**Data lines:**

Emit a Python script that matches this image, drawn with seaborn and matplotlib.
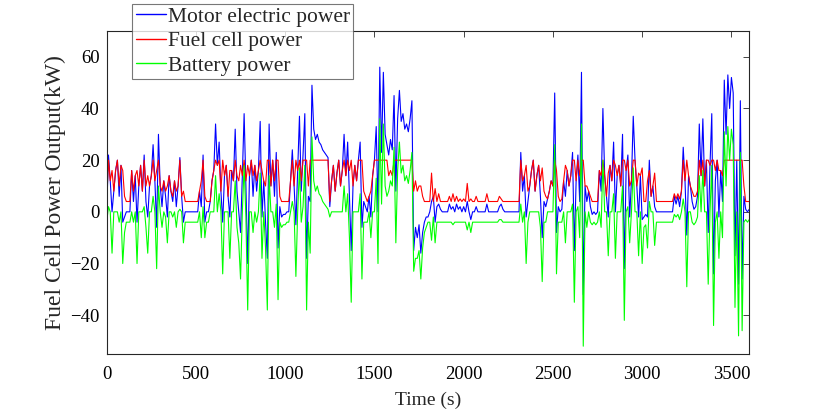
import numpy as np
import pandas as pd
import matplotlib
matplotlib.use("Agg")
import matplotlib.pyplot as plt
import seaborn as sns

time_s = np.arange(0, 3601, 10)

motor_kw = [
    0, 22, 12, 0, 8, 16, 20, 6, 18, -4, -2, 0, 0, 0, 16, 4, 14, -4, 10, 18,
    8, 22, 4, -2, 10, 14, 26, 12, -6, 30, 10, 2, 12, 6, -2, 14, 8, 4, 12, 2,
    10, 21, 6, -4, 0, 0, 0, 0, 0, 0, 0, 0, 8, 2, 22, -4, 0, 0, 4, 12,
    16, 34, 18, 27, 8, -4, 14, 18, 6, -2, 16, 12, 32, 8, 0, -8, 14, 38, 10, -20,
    14, 20, 6, 18, 8, 16, 35, -2, 12, -4, -18, 34, 10, 20, 6, 23, -14, 2, -2, -1,
    -1, 0, 0, 12, 24, 10, -5, 16, 37, 8, 22, 38, -18, 6, 4, 49, 32, 28, 30, 27,
    26, 24, 23, 22, 21, 2, 12, 18, 8, 15, 20, 10, 16, 30, 14, 27, 6, -15, 10, 18,
    12, 20, 27, -6, 4, 2, 0, 6, -2, 14, 20, 33, 0, 56, 23, 54, 30, 26, 22, 28,
    24, 45, 8, 36, 47, 35, 38, 32, 34, 31, 36, 43, -15, -6, -10, -5, -16, -8, -4, -2,
    -2, 0, 4, 6, -4, 2, 3, 1, 0, 0, 0, 0, 3, 1, 2, 0, 3, 1, 2, 0,
    2, 0, 4, 0, -3, 0, 0, 2, 0, 0, 0, 0, 0, 3, 0, 0, 0, 0, 0, 0,
    2, 3, 1, 0, 0, 0, 0, 0, 0, 0, 0, 0, 23, 8, 14, -2, 4, 10, 16, 20,
    8, 14, 18, 6, -10, 4, 2, 5, 8, 12, 10, 46, -8, 2, 0, 1, 12, 6, 16, 10,
    14, 23, -15, 12, 22, 4, 54, -32, 10, 4, 8, 2, -1, 0, -1, 0, 16, 8, 40, 14,
    6, -2, 18, 12, 27, 0, 14, 18, 10, 30, -22, 16, 22, -2, 12, 37, 20, 10, -2, 14,
    -3, -2, -1, -2, 20, 6, 10, 2, 0, 0, 0, 0, 0, 0, 0, 0, 0, 0, 6, 3,
    6, 2, 8, 25, 12, -9, 14, 10, 4, 1, 2, 6, 34, 14, 36, 10, 20, -8, 18, 38,
    -24, 12, 20, -2, 16, 4, 51, 30, 53, 40, 52, 46, -17, 20, -28, 43, -26, 6, 1, 0,
    1,
]

fuel_cell_kw = [
    4, 20, 12, 16, 8, 16, 20, 10, 18, 16, 6, 4, 4, 4, 16, 8, 14, 16, 10, 18,
    8, 20, 10, 14, 10, 14, 20, 12, 16, 20, 10, 8, 12, 8, 10, 14, 8, 6, 12, 8,
    10, 20, 6, 8, 4, 4, 4, 4, 4, 4, 4, 4, 8, 12, 20, 6, 4, 4, 4, 12,
    16, 20, 18, 20, 8, 20, 14, 18, 6, 16, 16, 12, 20, 14, 12, 18, 14, 20, 12, 18,
    14, 20, 14, 18, 12, 16, 20, 16, 12, 10, 20, 20, 10, 20, 12, 20, 20, 6, 4, 4,
    4, 4, 4, 12, 20, 10, 20, 16, 20, 12, 20, 20, 20, 10, 20, 20, 20, 20, 20, 20,
    20, 20, 20, 20, 20, 4, 12, 18, 8, 15, 20, 10, 16, 20, 14, 20, 16, 20, 10, 18,
    12, 20, 20, 20, 8, 6, 4, 6, 8, 14, 20, 20, 20, 20, 20, 20, 20, 20, 14, 16,
    14, 20, 20, 20, 20, 20, 20, 20, 20, 20, 20, 20, 8, 12, 8, 10, 10, 6, 4, 4,
    4, 4, 15, 4, 9, 4, 7, 4, 4, 4, 4, 4, 6, 4, 7, 4, 6, 4, 5, 4,
    5, 4, 11, 4, 5, 4, 4, 6, 4, 4, 4, 4, 4, 7, 4, 4, 4, 4, 4, 4,
    6, 5, 4, 4, 4, 4, 4, 4, 4, 4, 4, 4, 20, 12, 14, 18, 8, 10, 16, 20,
    8, 14, 18, 12, 17, 8, 6, 5, 8, 12, 10, 20, 16, 6, 4, 5, 12, 18, 16, 10,
    14, 20, 20, 12, 20, 14, 20, 20, 10, 10, 8, 6, 4, 4, 4, 4, 16, 14, 20, 14,
    6, 15, 18, 12, 20, 18, 14, 18, 10, 20, 20, 16, 20, 10, 12, 20, 20, 10, 15, 14,
    17, 4, 4, 12, 16, 6, 10, 15, 4, 4, 4, 4, 4, 4, 4, 4, 4, 4, 7, 5,
    7, 5, 8, 20, 12, 20, 14, 10, 8, 6, 6, 8, 20, 14, 20, 10, 20, 20, 18, 20,
    20, 16, 20, 16, 16, 14, 20, 20, 20, 20, 20, 20, 20, 20, 20, 20, 20, 10, 4, 4,
    4,
]

battery_kw = [
    -4, 2, 0, -16, 0, 0, 0, -4, 0, -20, -8, -4, -4, -4, 0, -4, 0, -20, 0, 0,
    0, 2, -6, -16, 0, 0, 6, 0, -22, 10, 0, -6, 0, -2, -12, 0, 0, -2, 0, -6,
    0, 1, 0, -12, -4, -4, -4, -4, -4, -4, -4, -4, 0, -10, 2, -10, -4, -4, 0, 0,
    0, 14, 0, 7, 0, -24, 0, 0, 0, -18, 0, 0, 12, -6, -12, -26, 0, 18, -2, -38,
    0, 0, -8, 0, -4, 0, 15, -18, 0, -14, -38, 14, 0, 0, -6, 3, -34, -4, -6, -5,
    -5, -4, -4, 0, 4, 0, -25, 0, 17, -4, 2, 18, -38, -4, -16, 29, 12, 8, 10, 7,
    6, 4, 3, 2, 1, -2, 0, 0, 0, 0, 0, 0, 0, 10, 0, 7, -10, -35, 0, 0,
    0, 0, 7, -26, -4, -4, -4, 0, -10, 0, 0, 13, -20, 36, 3, 34, 10, 6, 8, 12,
    10, 25, -12, 16, 27, 15, 18, 12, 14, 11, 16, 23, -23, -18, -18, -15, -26, -14, -8, -6,
    -4, -4, -11, -2, -12, -4, -4, -4, -4, -4, -4, -4, -4, -4, -5, -4, -4, -4, -4, -4,
    -4, -4, -7, -4, -8, -4, -4, -4, -4, -4, -4, -4, -4, -4, -4, -4, -4, -4, -4, -4,
    -3, -3, -4, -4, -4, -4, -4, -4, -4, -4, -4, -4, 3, -4, 0, -20, -4, 0, 0, 0,
    0, 0, 0, -6, -27, -4, -4, 0, 0, 0, 0, 26, -24, -4, -4, -4, 0, -12, 0, 0,
    0, 3, -35, 0, 2, -10, 34, -52, 0, -6, 0, -4, -5, -4, -5, -4, 0, -6, 20, 0,
    0, -17, 0, 0, 7, -18, 0, 0, 0, 10, -42, 0, 2, -12, 0, 17, 0, 0, -17, 0,
    -20, -6, -5, -14, 4, 0, 0, -13, -4, -4, -4, -4, -4, -4, -4, -4, -4, -4, -1, -2,
    -1, -3, 0, 5, 0, -29, 0, 0, -4, -5, -4, -2, 14, 0, 16, 0, 0, -28, 0, 18,
    -44, -4, 0, -18, 0, -10, 31, 10, 33, 20, 32, 26, -37, 0, -48, 23, -46, -4, -3, -4,
    -3,
]

df = pd.DataFrame({
    "Time": time_s,
    "Motor": motor_kw,
    "FuelCell": fuel_cell_kw,
    "Battery": battery_kw,
})

sns.set_style("white")
plt.rcParams["font.family"] = ["Liberation Serif", "DejaVu Serif"]
plt.rcParams["axes.edgecolor"] = "#262626"

fig = plt.figure(figsize=(8.27, 4.13), dpi=100)
ax = fig.add_axes([0.129, 0.143, 0.777, 0.782])

sns.lineplot(data=df, x="Time", y="Motor", color="#0000ff", lw=0.8, ax=ax,
             label="Motor electric power")
sns.lineplot(data=df, x="Time", y="FuelCell", color="#ff0000", lw=0.8, ax=ax,
             label="Fuel cell power")
sns.lineplot(data=df, x="Time", y="Battery", color="#00ff00", lw=0.8, ax=ax,
             label="Battery power")

ax.set_xlim(0, 3600)
ax.set_ylim(-55, 70)
ax.set_xticks(range(0, 3501, 500))
ax.set_yticks(range(-40, 61, 20))
ax.tick_params(direction="in", length=4, width=0.6, top=True, right=True,
               labelsize=13.5, colors="#262626")
ax.tick_params(axis="x", pad=9)
ax.tick_params(axis="y", pad=5)
for lab in ax.get_xticklabels() + ax.get_yticklabels():
    lab.set_color("black")
for sp in ax.spines.values():
    sp.set_linewidth(0.8)

ax.set_xlabel("Time (s)", fontsize=14, labelpad=6)
ax.set_ylabel("Fuel Cell Power Output(kW)", fontsize=17, labelpad=3)

leg = ax.legend(loc="upper left", bbox_to_anchor=(0.04, 1.085), fontsize=15.5,
                frameon=True, fancybox=False, handlelength=1.4,
                handletextpad=0.1, labelspacing=0.2, borderpad=0.15,
                borderaxespad=0)
leg.get_frame().set_edgecolor("#555555")
leg.get_frame().set_linewidth(0.8)
for line in leg.get_lines():
    line.set_linewidth(1.0)

fig.savefig("out.png", dpi=100)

**Work instructions:** Return only the lines from the start of the data through the line that contains "time_s = np.arange(0, 3601, 10)", please, copying them exactly and omitting all pictures.

**Response:**
Emit a Python script that matches this image, drawn with seaborn and matplotlib.
import numpy as np
import pandas as pd
import matplotlib
matplotlib.use("Agg")
import matplotlib.pyplot as plt
import seaborn as sns

time_s = np.arange(0, 3601, 10)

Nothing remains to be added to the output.